DO THIS. Everything from the line containing "Clone this chart in Plotly." through the line containing "idx = list(range(len(admission)))" must be written out exactly, and nothing more; leave any pictures out.

##### ROWS

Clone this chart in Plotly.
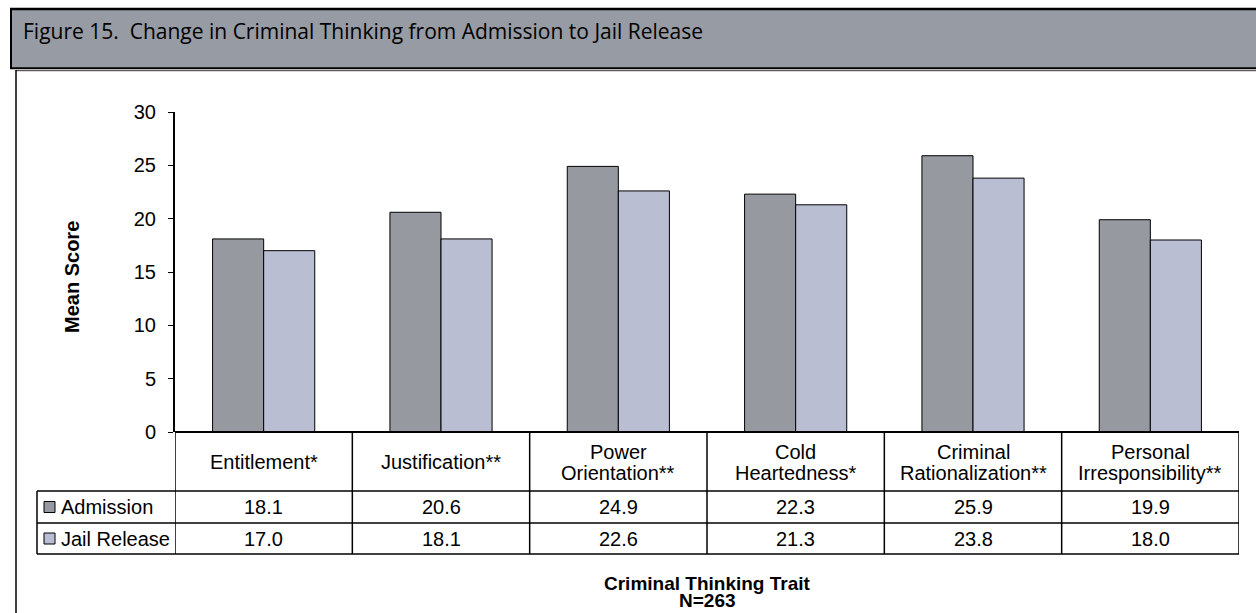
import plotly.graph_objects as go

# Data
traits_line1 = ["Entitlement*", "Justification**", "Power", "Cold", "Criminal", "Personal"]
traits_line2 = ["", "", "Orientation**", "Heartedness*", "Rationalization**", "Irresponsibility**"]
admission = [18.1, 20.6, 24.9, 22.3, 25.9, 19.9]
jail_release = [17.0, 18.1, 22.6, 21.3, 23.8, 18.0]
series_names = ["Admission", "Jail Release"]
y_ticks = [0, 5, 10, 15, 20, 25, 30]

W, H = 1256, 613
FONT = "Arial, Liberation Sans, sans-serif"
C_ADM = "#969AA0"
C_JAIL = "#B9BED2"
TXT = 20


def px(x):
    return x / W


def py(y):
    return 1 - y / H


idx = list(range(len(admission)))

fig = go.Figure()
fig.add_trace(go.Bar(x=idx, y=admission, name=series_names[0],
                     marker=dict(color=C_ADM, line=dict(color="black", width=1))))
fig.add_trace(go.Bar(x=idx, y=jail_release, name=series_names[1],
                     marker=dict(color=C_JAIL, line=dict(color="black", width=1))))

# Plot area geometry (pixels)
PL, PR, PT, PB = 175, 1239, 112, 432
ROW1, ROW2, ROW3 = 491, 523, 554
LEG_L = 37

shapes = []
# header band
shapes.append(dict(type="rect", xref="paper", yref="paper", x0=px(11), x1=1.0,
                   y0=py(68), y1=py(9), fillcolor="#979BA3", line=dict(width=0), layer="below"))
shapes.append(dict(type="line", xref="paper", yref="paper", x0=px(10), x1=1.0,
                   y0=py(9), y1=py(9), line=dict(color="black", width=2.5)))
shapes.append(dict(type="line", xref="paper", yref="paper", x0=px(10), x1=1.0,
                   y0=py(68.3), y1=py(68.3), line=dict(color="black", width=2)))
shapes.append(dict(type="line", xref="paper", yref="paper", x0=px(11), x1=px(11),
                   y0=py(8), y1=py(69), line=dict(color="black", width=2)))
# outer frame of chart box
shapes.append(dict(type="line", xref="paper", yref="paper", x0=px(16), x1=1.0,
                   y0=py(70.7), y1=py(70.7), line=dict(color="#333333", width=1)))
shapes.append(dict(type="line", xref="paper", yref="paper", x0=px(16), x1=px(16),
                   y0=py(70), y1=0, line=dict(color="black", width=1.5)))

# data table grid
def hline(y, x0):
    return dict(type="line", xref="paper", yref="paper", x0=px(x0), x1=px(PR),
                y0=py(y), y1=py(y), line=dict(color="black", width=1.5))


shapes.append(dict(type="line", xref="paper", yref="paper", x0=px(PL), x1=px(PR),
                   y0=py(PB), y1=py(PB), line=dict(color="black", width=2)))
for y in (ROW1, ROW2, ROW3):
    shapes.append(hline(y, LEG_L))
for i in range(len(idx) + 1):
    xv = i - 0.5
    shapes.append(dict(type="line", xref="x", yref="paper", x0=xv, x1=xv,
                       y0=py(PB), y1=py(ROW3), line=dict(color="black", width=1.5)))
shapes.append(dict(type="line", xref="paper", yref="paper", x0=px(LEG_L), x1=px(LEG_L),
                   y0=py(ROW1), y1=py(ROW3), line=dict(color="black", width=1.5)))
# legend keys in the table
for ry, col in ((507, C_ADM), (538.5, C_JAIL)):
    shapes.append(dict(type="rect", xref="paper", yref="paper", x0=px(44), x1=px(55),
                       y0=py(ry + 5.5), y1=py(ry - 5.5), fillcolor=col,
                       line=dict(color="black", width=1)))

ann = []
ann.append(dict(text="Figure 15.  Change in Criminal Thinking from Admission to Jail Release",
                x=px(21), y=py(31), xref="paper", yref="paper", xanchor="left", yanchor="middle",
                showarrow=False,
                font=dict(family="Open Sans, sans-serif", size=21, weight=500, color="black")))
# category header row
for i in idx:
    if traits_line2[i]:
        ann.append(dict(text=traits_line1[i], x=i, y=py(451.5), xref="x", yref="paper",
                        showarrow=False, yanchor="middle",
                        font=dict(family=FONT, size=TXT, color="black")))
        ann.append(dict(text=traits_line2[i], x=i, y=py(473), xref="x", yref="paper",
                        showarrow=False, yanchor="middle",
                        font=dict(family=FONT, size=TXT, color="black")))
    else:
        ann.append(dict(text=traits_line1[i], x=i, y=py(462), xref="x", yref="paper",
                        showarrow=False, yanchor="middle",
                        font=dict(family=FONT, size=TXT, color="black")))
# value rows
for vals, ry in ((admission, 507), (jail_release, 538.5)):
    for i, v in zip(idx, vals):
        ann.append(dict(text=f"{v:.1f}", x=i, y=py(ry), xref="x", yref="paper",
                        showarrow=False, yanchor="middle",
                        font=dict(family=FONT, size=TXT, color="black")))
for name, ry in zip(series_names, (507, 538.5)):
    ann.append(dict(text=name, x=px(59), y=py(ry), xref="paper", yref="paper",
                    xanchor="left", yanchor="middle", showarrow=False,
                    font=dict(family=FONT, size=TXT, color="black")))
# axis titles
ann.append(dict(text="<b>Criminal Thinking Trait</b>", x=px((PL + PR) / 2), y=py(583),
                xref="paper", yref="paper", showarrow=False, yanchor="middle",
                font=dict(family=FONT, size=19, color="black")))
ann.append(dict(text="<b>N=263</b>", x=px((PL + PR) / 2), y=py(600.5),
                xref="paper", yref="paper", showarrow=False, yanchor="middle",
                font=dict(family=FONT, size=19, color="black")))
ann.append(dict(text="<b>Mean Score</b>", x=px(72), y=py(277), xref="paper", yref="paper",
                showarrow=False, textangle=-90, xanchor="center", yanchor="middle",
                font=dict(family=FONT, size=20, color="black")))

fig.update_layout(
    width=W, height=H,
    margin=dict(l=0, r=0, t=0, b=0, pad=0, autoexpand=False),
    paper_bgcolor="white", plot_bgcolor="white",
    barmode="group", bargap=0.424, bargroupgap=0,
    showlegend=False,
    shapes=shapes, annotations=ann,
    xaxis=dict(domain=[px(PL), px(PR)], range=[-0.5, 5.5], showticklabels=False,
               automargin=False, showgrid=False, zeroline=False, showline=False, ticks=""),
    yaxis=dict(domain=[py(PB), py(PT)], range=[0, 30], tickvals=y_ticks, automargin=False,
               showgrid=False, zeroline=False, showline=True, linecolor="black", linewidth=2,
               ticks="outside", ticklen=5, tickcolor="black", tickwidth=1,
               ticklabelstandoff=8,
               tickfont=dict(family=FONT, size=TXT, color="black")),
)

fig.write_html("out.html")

##########
##### ROWS

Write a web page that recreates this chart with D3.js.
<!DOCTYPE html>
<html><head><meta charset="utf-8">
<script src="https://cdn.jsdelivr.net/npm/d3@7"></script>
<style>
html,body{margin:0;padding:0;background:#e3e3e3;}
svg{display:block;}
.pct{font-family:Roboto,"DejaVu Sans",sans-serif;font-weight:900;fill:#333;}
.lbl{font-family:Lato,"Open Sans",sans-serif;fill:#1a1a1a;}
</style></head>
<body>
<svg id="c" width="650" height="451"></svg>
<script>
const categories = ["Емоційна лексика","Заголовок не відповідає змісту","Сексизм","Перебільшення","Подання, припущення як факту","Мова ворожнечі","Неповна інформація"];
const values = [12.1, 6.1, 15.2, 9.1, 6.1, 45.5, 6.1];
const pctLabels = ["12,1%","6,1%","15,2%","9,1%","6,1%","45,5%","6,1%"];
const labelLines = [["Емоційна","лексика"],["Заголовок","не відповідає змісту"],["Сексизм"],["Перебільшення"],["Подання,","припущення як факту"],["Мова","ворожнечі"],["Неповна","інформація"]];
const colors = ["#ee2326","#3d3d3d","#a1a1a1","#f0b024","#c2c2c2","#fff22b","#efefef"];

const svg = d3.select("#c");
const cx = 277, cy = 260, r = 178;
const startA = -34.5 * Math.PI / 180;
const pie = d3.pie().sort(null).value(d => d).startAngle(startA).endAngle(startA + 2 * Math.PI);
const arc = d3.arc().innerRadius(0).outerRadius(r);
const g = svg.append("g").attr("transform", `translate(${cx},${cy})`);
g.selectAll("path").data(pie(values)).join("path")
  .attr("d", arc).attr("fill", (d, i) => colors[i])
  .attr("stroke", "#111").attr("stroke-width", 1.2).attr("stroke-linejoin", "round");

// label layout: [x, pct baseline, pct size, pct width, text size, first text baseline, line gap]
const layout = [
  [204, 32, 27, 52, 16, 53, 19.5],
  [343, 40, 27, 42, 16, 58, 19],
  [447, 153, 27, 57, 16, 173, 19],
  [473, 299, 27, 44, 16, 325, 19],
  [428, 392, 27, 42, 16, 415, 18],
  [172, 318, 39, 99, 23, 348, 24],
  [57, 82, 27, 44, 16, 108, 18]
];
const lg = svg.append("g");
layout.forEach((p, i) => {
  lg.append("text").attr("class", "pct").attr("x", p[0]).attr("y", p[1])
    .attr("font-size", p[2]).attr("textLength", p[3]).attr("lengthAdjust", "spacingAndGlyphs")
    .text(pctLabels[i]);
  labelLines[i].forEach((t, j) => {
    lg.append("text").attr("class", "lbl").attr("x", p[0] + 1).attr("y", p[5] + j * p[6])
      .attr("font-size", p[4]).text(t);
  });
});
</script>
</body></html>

##########
##### ROWS

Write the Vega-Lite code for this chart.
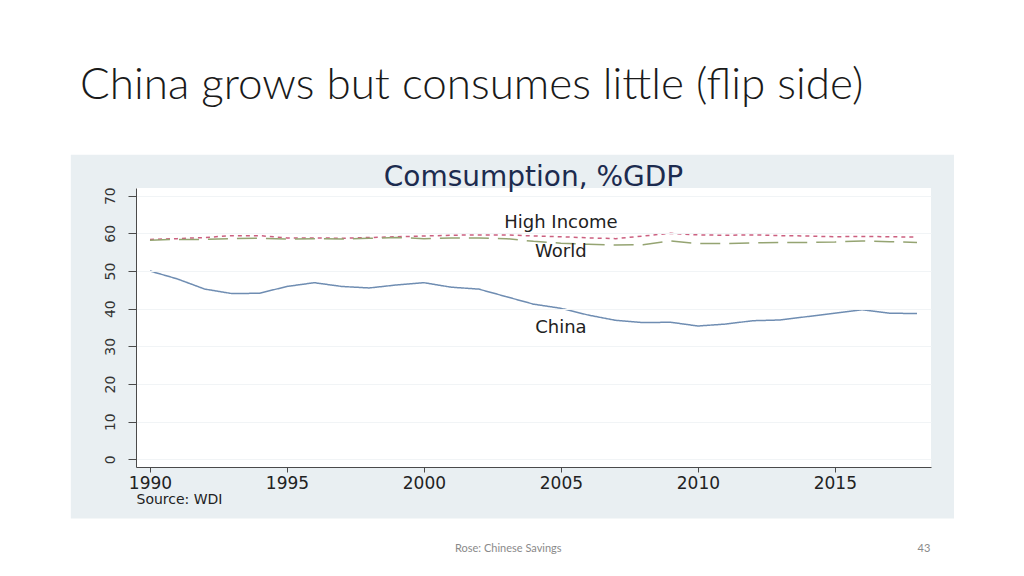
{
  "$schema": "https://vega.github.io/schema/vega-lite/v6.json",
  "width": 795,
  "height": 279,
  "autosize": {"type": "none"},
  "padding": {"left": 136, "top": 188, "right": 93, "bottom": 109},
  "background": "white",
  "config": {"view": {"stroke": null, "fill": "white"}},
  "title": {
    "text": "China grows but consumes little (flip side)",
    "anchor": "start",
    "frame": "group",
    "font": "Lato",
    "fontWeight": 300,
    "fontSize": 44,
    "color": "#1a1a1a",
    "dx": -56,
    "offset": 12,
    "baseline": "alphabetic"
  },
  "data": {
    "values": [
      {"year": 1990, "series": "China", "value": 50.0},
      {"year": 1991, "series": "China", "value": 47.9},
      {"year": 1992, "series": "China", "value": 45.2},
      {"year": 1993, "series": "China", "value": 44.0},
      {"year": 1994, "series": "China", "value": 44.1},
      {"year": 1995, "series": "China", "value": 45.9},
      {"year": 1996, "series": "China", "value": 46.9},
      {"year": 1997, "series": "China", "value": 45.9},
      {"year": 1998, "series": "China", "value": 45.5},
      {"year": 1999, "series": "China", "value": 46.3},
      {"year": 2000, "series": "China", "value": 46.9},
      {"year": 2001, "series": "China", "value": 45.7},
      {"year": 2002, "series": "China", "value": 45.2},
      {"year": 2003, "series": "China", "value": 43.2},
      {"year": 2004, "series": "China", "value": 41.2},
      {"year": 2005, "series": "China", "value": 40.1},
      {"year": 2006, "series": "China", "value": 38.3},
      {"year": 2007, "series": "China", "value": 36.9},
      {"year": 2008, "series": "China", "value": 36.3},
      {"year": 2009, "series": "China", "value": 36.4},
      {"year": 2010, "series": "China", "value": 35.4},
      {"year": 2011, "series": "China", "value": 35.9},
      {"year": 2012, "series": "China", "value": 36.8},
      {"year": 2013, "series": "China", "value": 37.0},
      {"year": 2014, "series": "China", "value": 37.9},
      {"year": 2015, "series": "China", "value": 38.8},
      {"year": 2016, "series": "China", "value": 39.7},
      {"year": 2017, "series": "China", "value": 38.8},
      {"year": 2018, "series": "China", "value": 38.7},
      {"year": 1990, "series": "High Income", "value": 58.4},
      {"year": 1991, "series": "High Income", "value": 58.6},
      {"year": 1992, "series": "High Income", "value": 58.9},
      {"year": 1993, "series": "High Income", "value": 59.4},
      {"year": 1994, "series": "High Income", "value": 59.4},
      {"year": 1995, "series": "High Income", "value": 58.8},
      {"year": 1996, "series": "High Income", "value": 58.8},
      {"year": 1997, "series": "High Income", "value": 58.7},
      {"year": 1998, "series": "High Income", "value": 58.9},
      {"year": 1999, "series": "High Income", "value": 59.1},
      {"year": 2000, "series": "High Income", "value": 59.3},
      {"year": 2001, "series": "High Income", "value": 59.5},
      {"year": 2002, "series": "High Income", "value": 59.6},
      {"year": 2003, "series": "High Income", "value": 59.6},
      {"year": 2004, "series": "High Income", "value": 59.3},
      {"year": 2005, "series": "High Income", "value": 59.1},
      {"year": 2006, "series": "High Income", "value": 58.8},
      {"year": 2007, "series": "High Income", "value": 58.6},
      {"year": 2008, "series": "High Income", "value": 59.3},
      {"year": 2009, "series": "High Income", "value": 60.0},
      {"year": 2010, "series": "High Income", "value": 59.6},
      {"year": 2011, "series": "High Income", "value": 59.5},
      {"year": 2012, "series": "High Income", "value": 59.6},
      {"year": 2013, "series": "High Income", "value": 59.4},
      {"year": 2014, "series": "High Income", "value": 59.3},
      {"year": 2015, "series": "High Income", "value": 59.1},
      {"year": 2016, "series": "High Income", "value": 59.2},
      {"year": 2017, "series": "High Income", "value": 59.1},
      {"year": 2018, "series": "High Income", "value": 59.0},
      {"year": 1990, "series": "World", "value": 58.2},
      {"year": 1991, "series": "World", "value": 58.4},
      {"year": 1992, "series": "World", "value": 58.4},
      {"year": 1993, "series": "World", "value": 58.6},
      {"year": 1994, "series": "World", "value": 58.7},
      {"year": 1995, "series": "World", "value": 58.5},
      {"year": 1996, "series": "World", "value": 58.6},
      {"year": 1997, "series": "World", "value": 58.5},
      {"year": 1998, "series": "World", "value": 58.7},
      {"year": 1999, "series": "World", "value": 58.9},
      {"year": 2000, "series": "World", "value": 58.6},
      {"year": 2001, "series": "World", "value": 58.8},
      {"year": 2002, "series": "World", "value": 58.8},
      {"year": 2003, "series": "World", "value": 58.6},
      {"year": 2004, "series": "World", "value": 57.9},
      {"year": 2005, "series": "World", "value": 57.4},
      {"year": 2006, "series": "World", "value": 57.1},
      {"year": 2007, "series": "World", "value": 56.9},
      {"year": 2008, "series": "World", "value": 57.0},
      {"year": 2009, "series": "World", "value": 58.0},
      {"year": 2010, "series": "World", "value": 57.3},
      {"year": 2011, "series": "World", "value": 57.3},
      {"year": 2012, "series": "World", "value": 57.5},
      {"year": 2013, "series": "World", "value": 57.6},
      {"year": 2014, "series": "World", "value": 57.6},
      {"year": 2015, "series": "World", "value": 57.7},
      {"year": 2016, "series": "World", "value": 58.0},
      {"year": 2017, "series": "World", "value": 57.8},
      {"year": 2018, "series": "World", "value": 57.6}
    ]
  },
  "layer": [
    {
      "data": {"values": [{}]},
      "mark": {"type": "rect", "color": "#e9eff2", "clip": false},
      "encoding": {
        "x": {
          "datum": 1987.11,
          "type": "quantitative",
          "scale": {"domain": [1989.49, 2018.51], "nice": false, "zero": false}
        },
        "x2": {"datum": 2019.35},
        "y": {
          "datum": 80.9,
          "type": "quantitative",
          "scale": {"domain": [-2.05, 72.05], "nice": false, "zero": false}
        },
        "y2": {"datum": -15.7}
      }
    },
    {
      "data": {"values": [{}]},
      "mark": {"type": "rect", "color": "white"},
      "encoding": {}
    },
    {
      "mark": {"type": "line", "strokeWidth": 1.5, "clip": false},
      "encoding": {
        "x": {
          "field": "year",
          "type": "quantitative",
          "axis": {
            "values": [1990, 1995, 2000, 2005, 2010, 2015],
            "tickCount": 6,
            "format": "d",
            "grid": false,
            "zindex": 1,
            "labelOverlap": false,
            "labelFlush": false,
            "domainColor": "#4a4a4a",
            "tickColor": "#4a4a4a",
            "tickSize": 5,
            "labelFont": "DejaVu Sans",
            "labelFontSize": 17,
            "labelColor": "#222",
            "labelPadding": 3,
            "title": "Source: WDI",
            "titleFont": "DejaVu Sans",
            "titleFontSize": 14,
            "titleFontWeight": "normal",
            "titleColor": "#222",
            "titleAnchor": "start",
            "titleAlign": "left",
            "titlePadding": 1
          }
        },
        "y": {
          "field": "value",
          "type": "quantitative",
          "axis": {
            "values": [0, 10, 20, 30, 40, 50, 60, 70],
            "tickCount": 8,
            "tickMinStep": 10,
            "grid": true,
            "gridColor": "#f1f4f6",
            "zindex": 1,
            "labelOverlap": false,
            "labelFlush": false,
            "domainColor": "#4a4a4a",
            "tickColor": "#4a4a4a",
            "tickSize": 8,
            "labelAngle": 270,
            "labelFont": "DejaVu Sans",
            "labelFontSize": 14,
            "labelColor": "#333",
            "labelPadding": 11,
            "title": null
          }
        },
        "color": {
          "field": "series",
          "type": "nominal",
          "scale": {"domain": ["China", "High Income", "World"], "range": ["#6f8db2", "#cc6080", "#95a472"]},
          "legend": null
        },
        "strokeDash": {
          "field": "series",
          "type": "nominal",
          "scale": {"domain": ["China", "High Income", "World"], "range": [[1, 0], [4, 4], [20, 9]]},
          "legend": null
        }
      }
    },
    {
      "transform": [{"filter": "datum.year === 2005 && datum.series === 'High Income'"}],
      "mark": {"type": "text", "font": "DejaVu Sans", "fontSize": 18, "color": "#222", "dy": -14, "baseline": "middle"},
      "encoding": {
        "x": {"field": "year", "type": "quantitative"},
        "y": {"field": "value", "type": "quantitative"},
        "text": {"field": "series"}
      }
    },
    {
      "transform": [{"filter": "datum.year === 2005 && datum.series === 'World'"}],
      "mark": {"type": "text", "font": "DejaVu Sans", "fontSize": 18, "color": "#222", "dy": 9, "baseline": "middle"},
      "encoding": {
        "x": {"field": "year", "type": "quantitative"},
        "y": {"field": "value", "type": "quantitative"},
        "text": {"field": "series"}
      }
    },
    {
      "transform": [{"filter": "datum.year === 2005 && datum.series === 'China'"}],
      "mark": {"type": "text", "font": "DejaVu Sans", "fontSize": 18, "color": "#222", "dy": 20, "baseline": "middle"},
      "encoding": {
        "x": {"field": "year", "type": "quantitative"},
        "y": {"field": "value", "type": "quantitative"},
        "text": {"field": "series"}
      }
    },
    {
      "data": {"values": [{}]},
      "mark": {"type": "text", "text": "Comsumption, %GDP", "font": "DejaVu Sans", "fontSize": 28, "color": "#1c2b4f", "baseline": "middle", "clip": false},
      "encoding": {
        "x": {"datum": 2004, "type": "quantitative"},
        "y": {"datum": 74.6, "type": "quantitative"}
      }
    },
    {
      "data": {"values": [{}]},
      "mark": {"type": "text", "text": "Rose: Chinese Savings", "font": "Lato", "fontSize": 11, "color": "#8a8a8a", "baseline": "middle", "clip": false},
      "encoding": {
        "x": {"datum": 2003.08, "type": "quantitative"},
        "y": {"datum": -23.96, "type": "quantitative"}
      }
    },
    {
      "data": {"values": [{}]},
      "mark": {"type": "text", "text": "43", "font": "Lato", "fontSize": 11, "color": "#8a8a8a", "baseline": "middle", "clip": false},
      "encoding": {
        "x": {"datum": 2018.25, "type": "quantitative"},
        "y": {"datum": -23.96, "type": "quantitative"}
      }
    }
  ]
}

##########

REPLY TO THE EXERCISE.
Clone this chart in Plotly.
import plotly.graph_objects as go

# Data
traits_line1 = ["Entitlement*", "Justification**", "Power", "Cold", "Criminal", "Personal"]
traits_line2 = ["", "", "Orientation**", "Heartedness*", "Rationalization**", "Irresponsibility**"]
admission = [18.1, 20.6, 24.9, 22.3, 25.9, 19.9]
jail_release = [17.0, 18.1, 22.6, 21.3, 23.8, 18.0]
series_names = ["Admission", "Jail Release"]
y_ticks = [0, 5, 10, 15, 20, 25, 30]

W, H = 1256, 613
FONT = "Arial, Liberation Sans, sans-serif"
C_ADM = "#969AA0"
C_JAIL = "#B9BED2"
TXT = 20


def px(x):
    return x / W


def py(y):
    return 1 - y / H


idx = list(range(len(admission)))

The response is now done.